**Recorded information:**
## Start
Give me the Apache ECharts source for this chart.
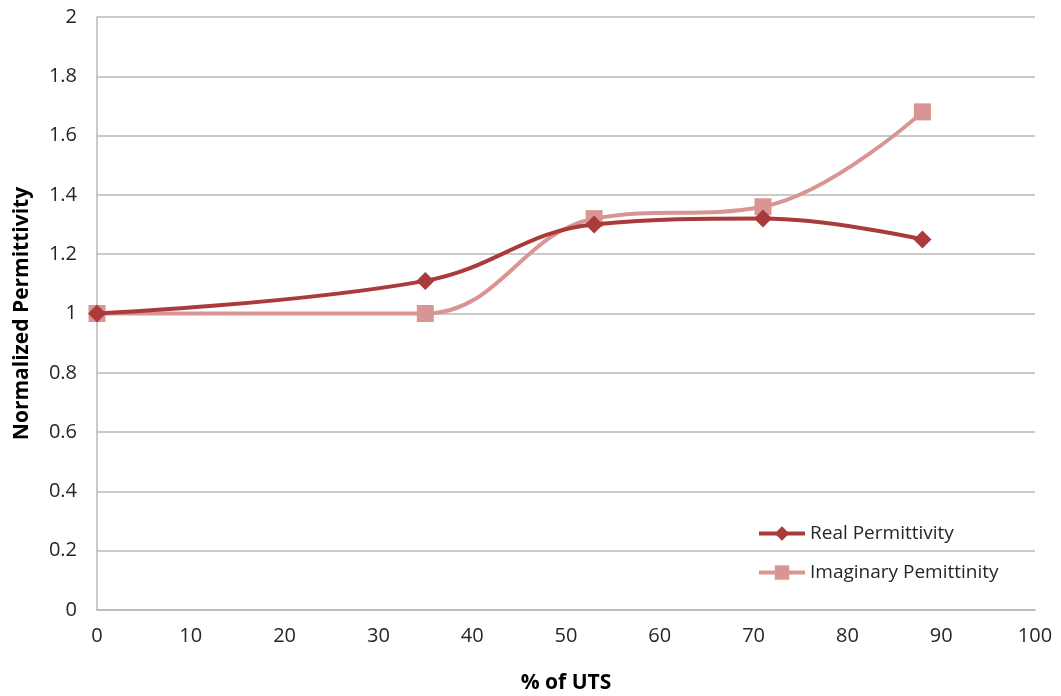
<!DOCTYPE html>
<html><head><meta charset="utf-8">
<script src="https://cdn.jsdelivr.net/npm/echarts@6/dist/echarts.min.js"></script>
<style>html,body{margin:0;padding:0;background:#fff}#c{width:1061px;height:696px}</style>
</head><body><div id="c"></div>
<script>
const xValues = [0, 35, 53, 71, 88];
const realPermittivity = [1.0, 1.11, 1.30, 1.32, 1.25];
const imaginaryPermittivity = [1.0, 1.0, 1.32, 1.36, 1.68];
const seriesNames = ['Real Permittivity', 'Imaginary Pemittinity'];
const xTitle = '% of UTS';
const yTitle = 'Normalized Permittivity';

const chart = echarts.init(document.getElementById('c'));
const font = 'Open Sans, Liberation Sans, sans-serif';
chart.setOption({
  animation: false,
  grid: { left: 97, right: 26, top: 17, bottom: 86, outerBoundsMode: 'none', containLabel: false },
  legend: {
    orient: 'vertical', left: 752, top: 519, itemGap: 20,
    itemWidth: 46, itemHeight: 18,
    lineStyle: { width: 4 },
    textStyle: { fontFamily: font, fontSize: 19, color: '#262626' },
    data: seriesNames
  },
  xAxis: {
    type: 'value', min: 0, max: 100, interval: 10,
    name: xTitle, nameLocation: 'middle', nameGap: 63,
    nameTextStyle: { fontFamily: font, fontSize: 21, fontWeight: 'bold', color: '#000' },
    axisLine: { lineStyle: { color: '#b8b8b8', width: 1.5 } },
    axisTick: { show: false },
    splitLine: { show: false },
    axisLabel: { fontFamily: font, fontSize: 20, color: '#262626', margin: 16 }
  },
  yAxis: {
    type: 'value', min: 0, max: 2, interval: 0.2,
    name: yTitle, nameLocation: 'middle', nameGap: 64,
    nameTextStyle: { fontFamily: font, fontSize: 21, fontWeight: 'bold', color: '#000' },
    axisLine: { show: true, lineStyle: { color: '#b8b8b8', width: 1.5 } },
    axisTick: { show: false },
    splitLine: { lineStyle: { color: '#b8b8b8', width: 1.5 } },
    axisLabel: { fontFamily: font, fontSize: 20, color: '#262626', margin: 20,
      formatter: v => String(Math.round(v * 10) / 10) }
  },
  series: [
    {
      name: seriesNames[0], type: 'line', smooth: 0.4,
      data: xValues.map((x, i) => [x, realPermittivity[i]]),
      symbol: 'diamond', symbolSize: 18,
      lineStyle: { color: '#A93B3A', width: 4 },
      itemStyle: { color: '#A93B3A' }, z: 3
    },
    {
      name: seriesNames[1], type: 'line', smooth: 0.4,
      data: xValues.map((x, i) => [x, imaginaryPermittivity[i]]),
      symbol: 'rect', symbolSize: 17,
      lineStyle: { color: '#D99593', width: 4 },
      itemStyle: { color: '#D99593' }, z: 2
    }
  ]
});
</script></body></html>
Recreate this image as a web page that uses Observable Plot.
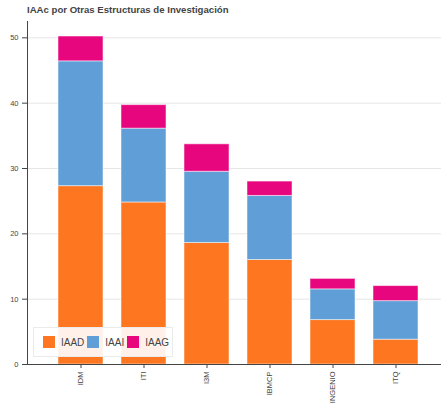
## End
**Short task:**
Could you repeat exactly the lines from the first one of the records above through the line containing "const yTitle = 'Normalized Permittivity';", leaving out any pictures?

**Result of this task:**
Give me the Apache ECharts source for this chart.
<!DOCTYPE html>
<html><head><meta charset="utf-8">
<script src="https://cdn.jsdelivr.net/npm/echarts@6/dist/echarts.min.js"></script>
<style>html,body{margin:0;padding:0;background:#fff}#c{width:1061px;height:696px}</style>
</head><body><div id="c"></div>
<script>
const xValues = [0, 35, 53, 71, 88];
const realPermittivity = [1.0, 1.11, 1.30, 1.32, 1.25];
const imaginaryPermittivity = [1.0, 1.0, 1.32, 1.36, 1.68];
const seriesNames = ['Real Permittivity', 'Imaginary Pemittinity'];
const xTitle = '% of UTS';
const yTitle = 'Normalized Permittivity';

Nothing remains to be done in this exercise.